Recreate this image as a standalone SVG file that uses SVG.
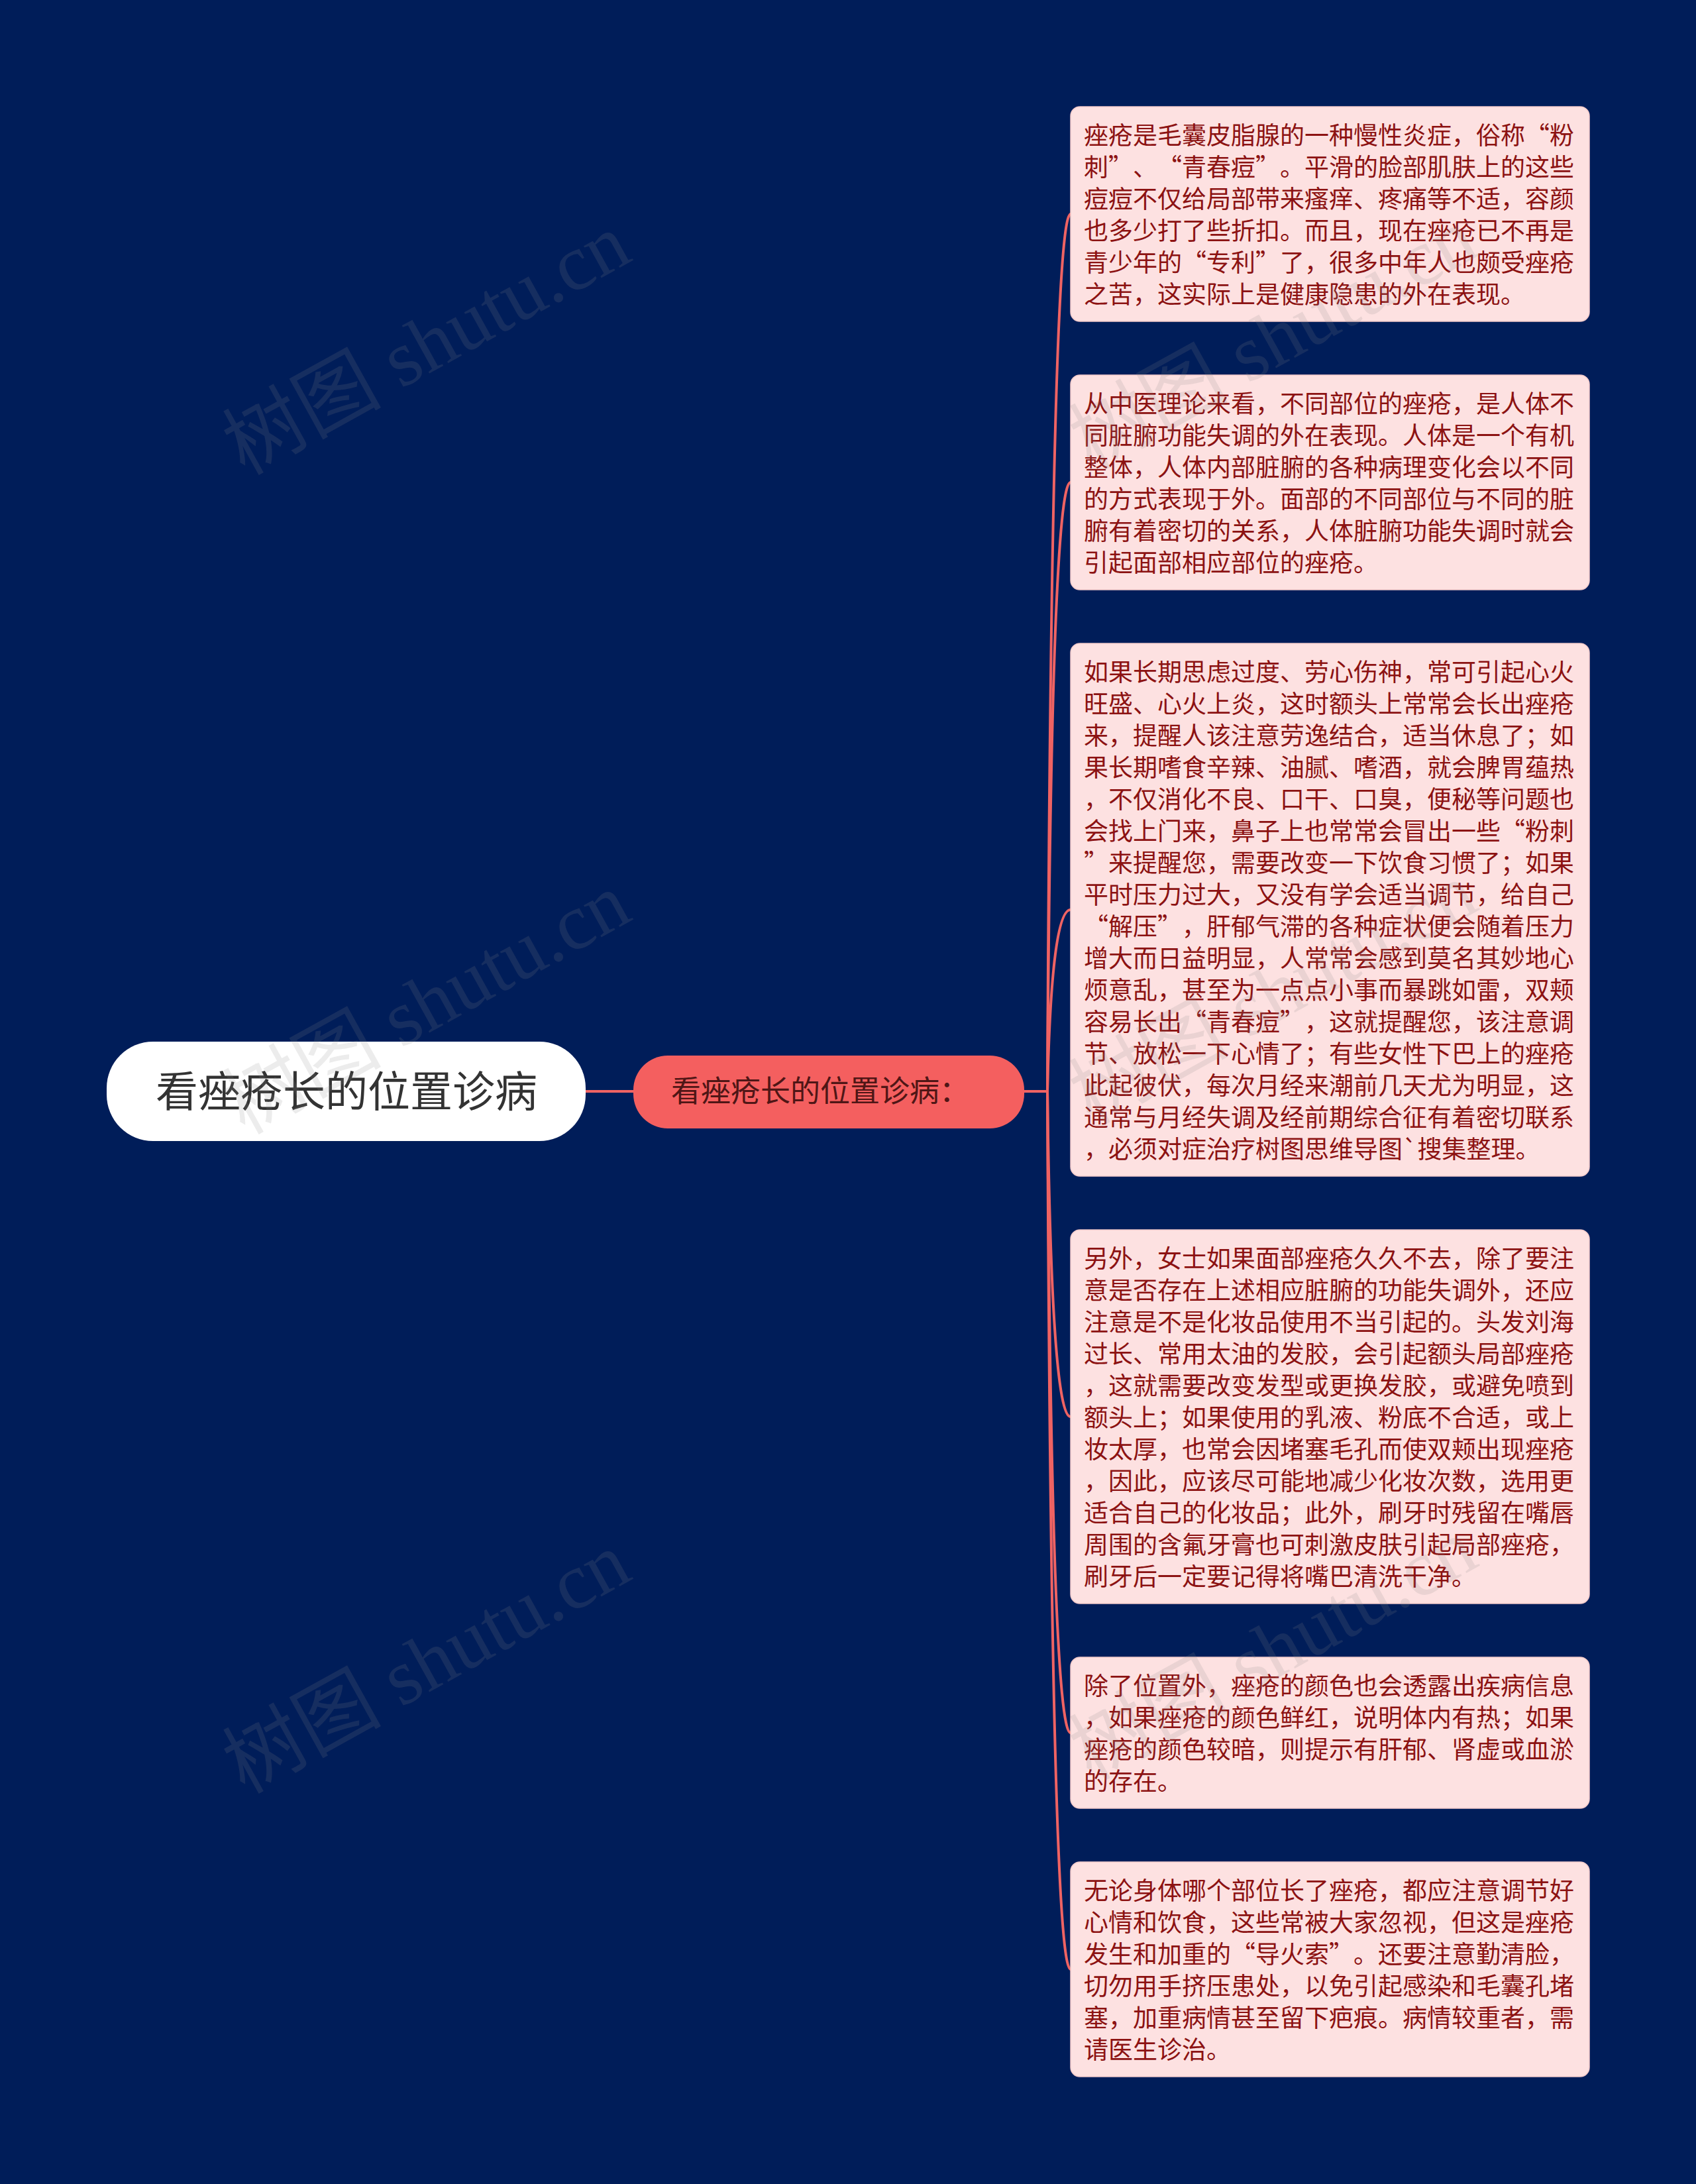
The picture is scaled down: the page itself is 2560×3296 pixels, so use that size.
<svg xmlns="http://www.w3.org/2000/svg" width="2560" height="3296" viewBox="0 0 2560 3296">
<style>
.bg{fill:#001d59}
.box{fill:#fde1e1;stroke:#f3caca;stroke-width:1.5}
.bt{font-family:"Noto Sans CJK SC","Microsoft YaHei",sans-serif;font-size:37px;fill:#8c1212;text-spacing-trim:space-all}
.conn{fill:none;stroke:#ef6363;stroke-width:4;stroke-linecap:round}
.wm{font-family:"Liberation Serif","Noto Sans CJK SC",serif;font-size:120px;fill:#8a8a8a;fill-opacity:0.16}
</style>
<rect class="bg" x="0" y="0" width="2560" height="3296"/>
<g id="connectors">
<path class="conn" d="M884 1647 L956 1647"/>
<path class="conn" d="M1546 1647 L1581 1647"/>
<path class="conn" d="M1581 1647 Q1587 323 1616 323"/>
<path class="conn" d="M1581 1647 Q1587 728 1616 728"/>
<path class="conn" d="M1581 1647 Q1587 1373 1616 1373"/>
<path class="conn" d="M1581 1647 Q1587 2138 1616 2138"/>
<path class="conn" d="M1581 1647 Q1587 2615 1616 2615"/>
<path class="conn" d="M1581 1647 Q1587 2972 1616 2972"/>
</g>
<g id="root">
<rect x="161" y="1572" width="723" height="150" rx="70" ry="70" fill="#ffffff"/>
<text x="523" y="1670" text-anchor="middle" font-family="Noto Sans CJK SC, Microsoft YaHei, sans-serif" font-size="64" fill="#333333">看痤疮长的位置诊病</text>
</g>
<g id="sub">
<rect x="956" y="1593" width="590" height="110" rx="52" ry="52" fill="#f45f5f"/>
<text x="1238" y="1663" text-anchor="middle" font-family="Noto Sans CJK SC, Microsoft YaHei, sans-serif" font-size="45" fill="#4f1616" style="text-spacing-trim:space-all">看痤疮长的位置诊病：</text>
</g>
<g id="n1">
<rect class="box" x="1616" y="161" width="783" height="324" rx="14"/>
<text class="bt" x="1636" y="218"><tspan x="1636">痤疮是毛囊皮脂腺的一种慢性炎症，俗称“粉</tspan><tspan x="1636" dy="48">刺”、“青春痘”。平滑的脸部肌肤上的这些</tspan><tspan x="1636" dy="48">痘痘不仅给局部带来瘙痒、疼痛等不适，容颜</tspan><tspan x="1636" dy="48">也多少打了些折扣。而且，现在痤疮已不再是</tspan><tspan x="1636" dy="48">青少年的“专利”了，很多中年人也颇受痤疮</tspan><tspan x="1636" dy="48">之苦，这实际上是健康隐患的外在表现。</tspan></text>
</g>
<g id="n2">
<rect class="box" x="1616" y="566" width="783" height="324" rx="14"/>
<text class="bt" x="1636" y="623"><tspan x="1636">从中医理论来看，不同部位的痤疮，是人体不</tspan><tspan x="1636" dy="48">同脏腑功能失调的外在表现。人体是一个有机</tspan><tspan x="1636" dy="48">整体，人体内部脏腑的各种病理变化会以不同</tspan><tspan x="1636" dy="48">的方式表现于外。面部的不同部位与不同的脏</tspan><tspan x="1636" dy="48">腑有着密切的关系，人体脏腑功能失调时就会</tspan><tspan x="1636" dy="48">引起面部相应部位的痤疮。</tspan></text>
</g>
<g id="n3">
<rect class="box" x="1616" y="971" width="783" height="804" rx="14"/>
<text class="bt" x="1636" y="1028"><tspan x="1636">如果长期思虑过度、劳心伤神，常可引起心火</tspan><tspan x="1636" dy="48">旺盛、心火上炎，这时额头上常常会长出痤疮</tspan><tspan x="1636" dy="48">来，提醒人该注意劳逸结合，适当休息了；如</tspan><tspan x="1636" dy="48">果长期嗜食辛辣、油腻、嗜酒，就会脾胃蕴热</tspan><tspan x="1636" dy="48">，不仅消化不良、口干、口臭，便秘等问题也</tspan><tspan x="1636" dy="48">会找上门来，鼻子上也常常会冒出一些“粉刺</tspan><tspan x="1636" dy="48">”来提醒您，需要改变一下饮食习惯了；如果</tspan><tspan x="1636" dy="48">平时压力过大，又没有学会适当调节，给自己</tspan><tspan x="1636" dy="48">“解压”，肝郁气滞的各种症状便会随着压力</tspan><tspan x="1636" dy="48">增大而日益明显，人常常会感到莫名其妙地心</tspan><tspan x="1636" dy="48">烦意乱，甚至为一点点小事而暴跳如雷，双颊</tspan><tspan x="1636" dy="48">容易长出“青春痘”，这就提醒您，该注意调</tspan><tspan x="1636" dy="48">节、放松一下心情了；有些女性下巴上的痤疮</tspan><tspan x="1636" dy="48">此起彼伏，每次月经来潮前几天尤为明显，这</tspan><tspan x="1636" dy="48">通常与月经失调及经前期综合征有着密切联系</tspan><tspan x="1636" dy="48">，必须对症治疗树图思维导图`搜集整理。</tspan></text>
</g>
<g id="n4">
<rect class="box" x="1616" y="1856" width="783" height="564" rx="14"/>
<text class="bt" x="1636" y="1913"><tspan x="1636">另外，女士如果面部痤疮久久不去，除了要注</tspan><tspan x="1636" dy="48">意是否存在上述相应脏腑的功能失调外，还应</tspan><tspan x="1636" dy="48">注意是不是化妆品使用不当引起的。头发刘海</tspan><tspan x="1636" dy="48">过长、常用太油的发胶，会引起额头局部痤疮</tspan><tspan x="1636" dy="48">，这就需要改变发型或更换发胶，或避免喷到</tspan><tspan x="1636" dy="48">额头上；如果使用的乳液、粉底不合适，或上</tspan><tspan x="1636" dy="48">妆太厚，也常会因堵塞毛孔而使双颊出现痤疮</tspan><tspan x="1636" dy="48">，因此，应该尽可能地减少化妆次数，选用更</tspan><tspan x="1636" dy="48">适合自己的化妆品；此外，刷牙时残留在嘴唇</tspan><tspan x="1636" dy="48">周围的含氟牙膏也可刺激皮肤引起局部痤疮，</tspan><tspan x="1636" dy="48">刷牙后一定要记得将嘴巴清洗干净。</tspan></text>
</g>
<g id="n5">
<rect class="box" x="1616" y="2501" width="783" height="228" rx="14"/>
<text class="bt" x="1636" y="2558"><tspan x="1636">除了位置外，痤疮的颜色也会透露出疾病信息</tspan><tspan x="1636" dy="48">，如果痤疮的颜色鲜红，说明体内有热；如果</tspan><tspan x="1636" dy="48">痤疮的颜色较暗，则提示有肝郁、肾虚或血淤</tspan><tspan x="1636" dy="48">的存在。</tspan></text>
</g>
<g id="n6">
<rect class="box" x="1616" y="2810" width="783" height="324" rx="14"/>
<text class="bt" x="1636" y="2867"><tspan x="1636">无论身体哪个部位长了痤疮，都应注意调节好</tspan><tspan x="1636" dy="48">心情和饮食，这些常被大家忽视，但这是痤疮</tspan><tspan x="1636" dy="48">发生和加重的“导火索”。还要注意勤清脸，</tspan><tspan x="1636" dy="48">切勿用手挤压患处，以免引起感染和毛囊孔堵</tspan><tspan x="1636" dy="48">塞，加重病情甚至留下疤痕。病情较重者，需</tspan><tspan x="1636" dy="48">请医生诊治。</tspan></text>
</g>
<g id="watermarks">
<text class="wm" x="644" y="560" text-anchor="middle" transform="rotate(-29 644 520)">树图 shutu.cn</text>
<text class="wm" x="644" y="1555" text-anchor="middle" transform="rotate(-29 644 1515)">树图 shutu.cn</text>
<text class="wm" x="644" y="2550" text-anchor="middle" transform="rotate(-29 644 2510)">树图 shutu.cn</text>
<text class="wm" x="1922" y="552" text-anchor="middle" transform="rotate(-29 1922 512)">树图 shutu.cn</text>
<text class="wm" x="1922" y="1540" text-anchor="middle" transform="rotate(-29 1922 1500)">树图 shutu.cn</text>
<text class="wm" x="1922" y="2530" text-anchor="middle" transform="rotate(-29 1922 2490)">树图 shutu.cn</text>
</g>
</svg>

- [GIVEN TASK]:
Count each line of the data where the word "that" appears, then reply with the total only.

- [FULL RESPONSE]:
2